Id like to ask for help in fixing the missing values in pandas dataframe (python)
In this dataset I found a missing value in ['Item_Weight'] column.
I don't want to drop the missing values because I found out by sorting them. the missing value is "miss type" by someone who encoded it.
Now I created a lookup dataset so I can merge them to fill na missing values.
How can I merge them or join them only to fill the missing values (Nan) using the lookup table I made? Or is there any other way without using a lookup table?

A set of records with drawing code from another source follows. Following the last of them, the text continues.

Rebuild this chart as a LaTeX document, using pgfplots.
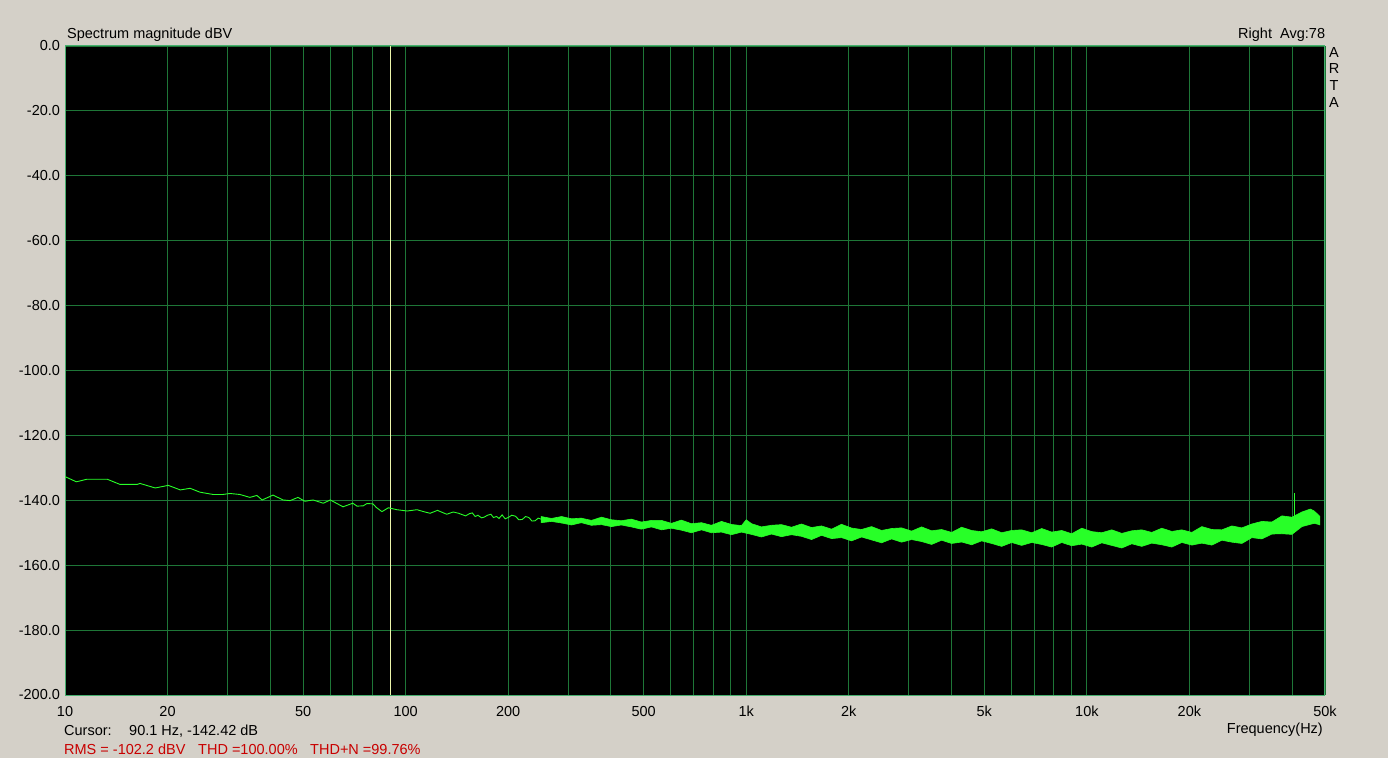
\documentclass[border=0pt]{standalone}
\usepackage{pgfplots}
\pgfplotsset{compat=1.18}
\usepackage{fontspec}
\setmainfont{Liberation Sans}
\definecolor{bg}{RGB}{212,208,200}
\definecolor{gridc}{RGB}{30,118,55}
\definecolor{framec}{RGB}{70,175,110}
\definecolor{trace}{RGB}{40,255,40}
\definecolor{cursorc}{RGB}{235,245,170}
\definecolor{redt}{RGB}{200,0,0}
\begin{document}
\fontsize{14.5}{17}\selectfont
\begin{tikzpicture}
\useasboundingbox (0pt,0pt) rectangle (1388pt,758pt);
\fill[bg] (0pt,0pt) rectangle (1388pt,758pt);
\begin{axis}[
  at={(65pt,63pt)}, anchor=south west,
  scale only axis, width=1260pt, height=649pt,
  xmode=log, xmin=10, xmax=50000, ymin=-200, ymax=0,
  axis background/.style={fill=black},
  axis line style={framec, line width=1pt},
  major tick length=0pt, minor tick length=0pt,
  xtick={10,20,30,40,50,60,70,80,90,100,200,300,400,500,600,700,800,900,1000,2000,3000,4000,5000,6000,7000,8000,9000,10000,20000,30000,40000,50000},
  xticklabels={10,20,,,50,,,,,100,200,,,500,,,,,1k,2k,,,5k,,,,,10k,20k,,,50k},
  ytick={0,-20,-40,-60,-80,-100,-120,-140,-160,-180,-200},
  xmajorgrids, ymajorgrids,
  major grid style={gridc, line width=0.9pt},
  tick label style={font=\fontsize{14.5}{17}\selectfont, text=black},
  xticklabel style={yshift=-6pt},
  /pgf/number format/assume math mode=true,
  yticklabel={\pgfmathprintnumber[fixed,fixed zerofill,precision=1]{\tick}},
  clip=true,
]
% cursor line
\addplot[cursorc, line width=1pt] coordinates {(90.1,0) (90.1,-200)};
% low-frequency trace
\addplot[trace, line width=0.9pt] coordinates {
(10,-132.7) (10.8,-134.3) (11.6,-133.5) (13.3,-133.5) (14.5,-135.1) (16.3,-135.1)
(16.6,-134.8) (18.4,-136.2) (20.1,-135.4) (21.8,-136.8) (23.3,-136.3) (24.9,-137.5)
(27.2,-138.2) (29.1,-138.2) (30.5,-137.9) (32.6,-138.2) (34.9,-139.1) (36.6,-138.5)
(37.9,-139.9) (40.8,-138.4) (43.7,-139.9) (45.8,-140.1) (48.3,-139.1) (50.6,-140.3)
(53.5,-139.9) (57.3,-140.9) (60.1,-139.9) (65.5,-142.0) (70.0,-140.9) (72,-141.8)
(75.1,-141.7) (77,-141.0) (80.2,-141.1) (82,-142.2) (85.2,-143.5) (89.0,-142.3)
(94.3,-142.9) (101,-143.3) (108,-142.9) (113,-143.5) (118,-144.0) (124,-143.1)
(132,-144.3) (138,-143.6) (143,-144.0) (150,-144.8) (154,-144.1) (157,-143.9) (160,-145.0) (163,-144.6)
(167,-145.4) (170,-145.2) (174,-144.6) (178,-144.3) (181,-145.3) (185,-145.0) (188,-145.6) (192,-144.5)
(196,-145.7) (200,-145.3) (205,-144.6) (210,-144.9) (215,-146.0) (220,-145.9) (225,-145.0) (230,-145.3)
(235,-146.4) (240,-146.3) (245,-145.5) (250,-145.8)
};
% noise band (upper edge then lower edge)
\addplot[trace, fill=trace, line width=0.6pt, line join=miter] coordinates {
(250,-145.0) (268,-145.6) (287,-145.0) (307,-145.7) (328,-145.5) (351,-146.2)
(376,-145.2) (402,-146.0) (430,-146.3) (460,-145.8) (492,-146.7) (527,-146.2)
(564,-146.2) (603,-147.1) (645,-146.1) (690,-147.2) (739,-146.9) (790,-147.7)
(846,-146.5) (905,-147.45) (968,-147.8) (1000,-146.0) (1036,-147.2) (1108,-148.2)
(1186,-147.7) (1269,-147.5) (1358,-148.3) (1453,-147.3) (1555,-148.4) (1663,-147.9)
(1780,-148.9) (1904,-147.4) (2038,-148.55) (2180,-149.0) (2333,-148.1) (2496,-149.3)
(2671,-148.7) (2858,-148.5) (3058,-149.5) (3272,-148.2) (3501,-149.4) (3746,-149.0)
(4008,-149.9) (4289,-148.3) (4589,-149.3) (4910,-149.7) (5254,-148.8) (5622,-150.0)
(6015,-149.3) (6436,-149.1) (6887,-150.0) (7369,-148.7) (7885,-149.8) (8437,-149.3)
(9027,-150.3) (9659,-148.6) (10335,-149.65) (11059,-150.0) (11833,-149.1) (12661,-150.2)
(13547,-149.4) (14496,-149.1) (15510,-149.9) (16596,-148.6) (17758,-149.6) (19001,-149.1)
(20331,-149.9) (21754,-148.1) (23277,-149.0) (24906,-149.1) (26650,-147.9) (28515,-148.5)
(30511,-147.3) (32647,-146.5) (34932,-146.7) (37378,-144.8) (39994,-145.2) (42794,-143.6)
(45300,-142.7) (46500,-143.3) (47700,-144.4) (48300,-145.0)
(48300,-147.6) (47700,-147.4) (46500,-147.1) (45300,-147.4) (42794,-148.1) (39994,-150.5)
(37378,-150.3) (34932,-150.4) (32647,-151.9) (30511,-151.5) (28515,-153.3) (26650,-152.9)
(24906,-152.3) (23277,-153.8) (21754,-153.2) (20331,-153.8) (19001,-153.0) (17758,-154.4)
(16596,-153.7) (15510,-153.2) (14496,-154.2) (13547,-153.4) (12661,-154.7) (11833,-153.9)
(11059,-153.1) (10335,-154.4) (9659,-153.5) (9027,-154.0) (8437,-153.0) (7885,-154.4)
(7369,-153.6) (6887,-153.0) (6436,-153.9) (6015,-153.0) (5622,-154.2) (5254,-153.3)
(4910,-152.5) (4589,-153.7) (4289,-152.85) (4008,-153.3) (3746,-152.3) (3501,-153.6)
(3272,-152.7) (3058,-152.1) (2858,-152.9) (2671,-151.9) (2496,-153.1) (2333,-152.2)
(2180,-151.3) (2038,-152.5) (1904,-151.5) (1780,-151.8) (1663,-150.8) (1555,-152.1)
(1453,-151.1) (1358,-150.6) (1269,-151.2) (1186,-150.4) (1108,-151.3) (1036,-150.5)
(968,-149.8) (905,-150.6) (846,-149.8) (790,-150.0) (739,-149.1) (690,-150.0)
(645,-149.2) (603,-148.6) (564,-149.1) (527,-148.2) (492,-148.9) (460,-148.2)
(430,-147.6) (402,-148.1) (376,-147.5) (351,-147.7) (328,-146.9) (307,-147.6)
(287,-147.0) (268,-146.5) (250,-146.9)
} -- cycle;
% spike near 40.7 kHz
\addplot[trace, line width=0.9pt] coordinates {(40700,-149) (40700,-137.8)};
\end{axis}
% annotations
\node[anchor=base west, inner sep=0pt] at (67pt,719pt) {Spectrum magnitude dBV};
\node[anchor=base west, inner sep=0pt] at (1238pt,719pt) {Right};
\node[anchor=base west, inner sep=0pt] at (1280pt,719pt) {Avg:78};
\node[anchor=base, inner sep=0pt] at (1334pt,700pt) {A};
\node[anchor=base, inner sep=0pt] at (1334pt,684pt) {R};
\node[anchor=base, inner sep=0pt] at (1334pt,667pt) {T};
\node[anchor=base, inner sep=0pt] at (1334pt,650pt) {A};
\node[anchor=base west, inner sep=0pt] at (64pt,23pt) {Cursor:};
\node[anchor=base west, inner sep=0pt] at (129pt,23pt) {90.1 Hz, -142.42 dB};
\node[anchor=base east, inner sep=0pt] at (1323pt,25pt) {Frequency(Hz)};
\node[anchor=base west, inner sep=0pt, text=redt] at (64pt,4pt) {RMS = -102.2 dBV};
\node[anchor=base west, inner sep=0pt, text=redt] at (198pt,4pt) {THD =100.00\%};
\node[anchor=base west, inner sep=0pt, text=redt] at (310pt,4pt) {THD+N =99.76\%};
\end{tikzpicture}
\end{document}
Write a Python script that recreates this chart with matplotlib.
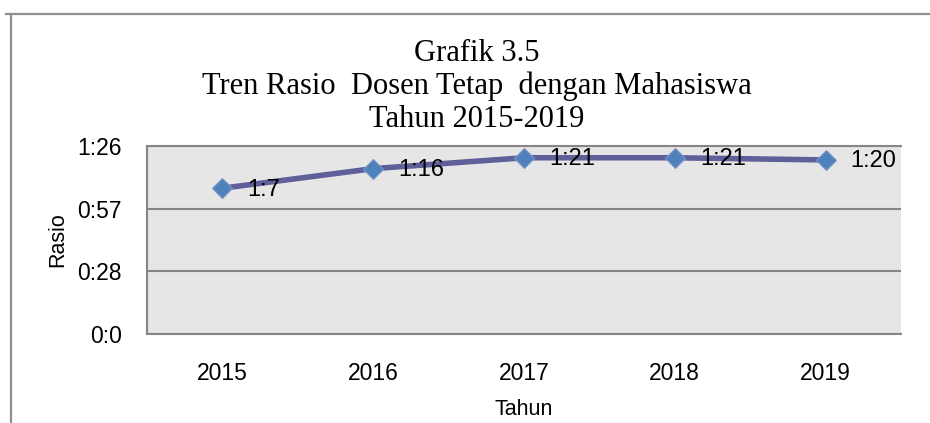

CodePudding user response:
Looking at this you will probably want to use something along the lines of map
instead of join/merge
this is an example of how to use map with your data.
import pandas as pd
import numpy as np
df = pd.DataFrame({
'Column1' : ['A', 'B', 'C'],
'Column2' : [1, np.nan, 3]
})
df
df_map = pd.DataFrame({
'Column1' : ['A', 'B', 'C'],
'Column2' : [1, 2, 3]
})
df_map
#Looks to find where the column you specify is null, then using your map df will map the value from column1 to column2
df['Column2'] = np.where(df['Column2'].isna(), df['Column1'].map(df_map.set_index('Column1')['Column2']), df['Column2'])
I had to create my own dataframes since you used screenshots. In the future, the use of screenshots is not considered best to help developers with assistance.
CodePudding user response:
This will probably work:
df = df.sort_values(['Item_Identifier', 'Item_Weight']).ffill()
But I can't test it since you didn't give us anything to work with.